The two buildings together have increased on-campus housing by 25 per cent.
Two older buildings were demolished to make way for the project, which cost $235.9 million — including $127.7 million from the province.
At an event at the legislature to mark the completion, UVic president Kevin Hall said the new building is helping to alleviate pressure on students to find housing in the community, which can be challenging. “We continue to look at ways to make higher education accessible for more students at UVic.”
The new structure, which opened to students in September, is called Sngequ House (pronounced Snga-qu ay-lung), a name gifted by the Songhees Nation from a village in the area now known as Cadboro Bay. The name means “snow patches” in the Lekwungen language.
The first residence is Cheko’nien House (pronounced Chooqw-ngeen ay-lung), the name for what is now Oak Bay.
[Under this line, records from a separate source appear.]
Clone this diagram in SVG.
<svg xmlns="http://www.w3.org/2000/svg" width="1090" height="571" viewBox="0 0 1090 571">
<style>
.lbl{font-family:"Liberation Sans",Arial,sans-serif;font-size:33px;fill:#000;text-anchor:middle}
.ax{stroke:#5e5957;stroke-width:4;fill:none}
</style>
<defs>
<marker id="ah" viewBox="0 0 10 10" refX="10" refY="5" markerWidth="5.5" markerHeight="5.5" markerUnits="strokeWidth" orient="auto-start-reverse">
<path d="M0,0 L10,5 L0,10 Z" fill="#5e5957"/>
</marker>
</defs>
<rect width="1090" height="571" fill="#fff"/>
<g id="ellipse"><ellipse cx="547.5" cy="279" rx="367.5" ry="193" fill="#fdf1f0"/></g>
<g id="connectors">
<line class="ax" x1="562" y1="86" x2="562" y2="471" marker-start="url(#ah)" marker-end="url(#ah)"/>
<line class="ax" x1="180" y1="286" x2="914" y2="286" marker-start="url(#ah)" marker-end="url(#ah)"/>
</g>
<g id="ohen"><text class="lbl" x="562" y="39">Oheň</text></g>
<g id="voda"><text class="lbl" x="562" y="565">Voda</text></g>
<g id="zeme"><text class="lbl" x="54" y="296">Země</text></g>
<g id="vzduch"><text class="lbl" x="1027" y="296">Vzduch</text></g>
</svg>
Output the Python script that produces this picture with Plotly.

UVic offers an on-campus housing guarantee for first-year students so they can get used to university life.
The addition of the two newest student residences means the university was able to accommodate all first-year students in the current academic year, along with 1,000 upper-year undergraduate students and graduate students — the highest total ever for that group.
Both buildings are built to global-building standards for sustainability and energy efficiency, which is expected to mean lower energy and operating costs, and used natural stone and wood products in keeping with the provincial CleanBC plan.
Minister of Post-Secondary Education Selina Robinson said creation of more student housing reduces rental-housing pressures in the province, pointing to the province’s increased investment of $575 million over three years and $1.1 billion over 10 years.
Premier David Eby said spots in university residences can fill up quickly, forcing some students to look for off-campus accommodation in the midst of the current housing crisis.
“That’s why our government is building new student housing throughout the province, including at UVic,” he said.
Elsewhere on the Island, 217 student beds are going in at North Island College in a $77.9 million project with $75.9 million in provincial funding, as are 266 beds at Vancouver Island University, an $87.8 million project with $87 million in provincial funding.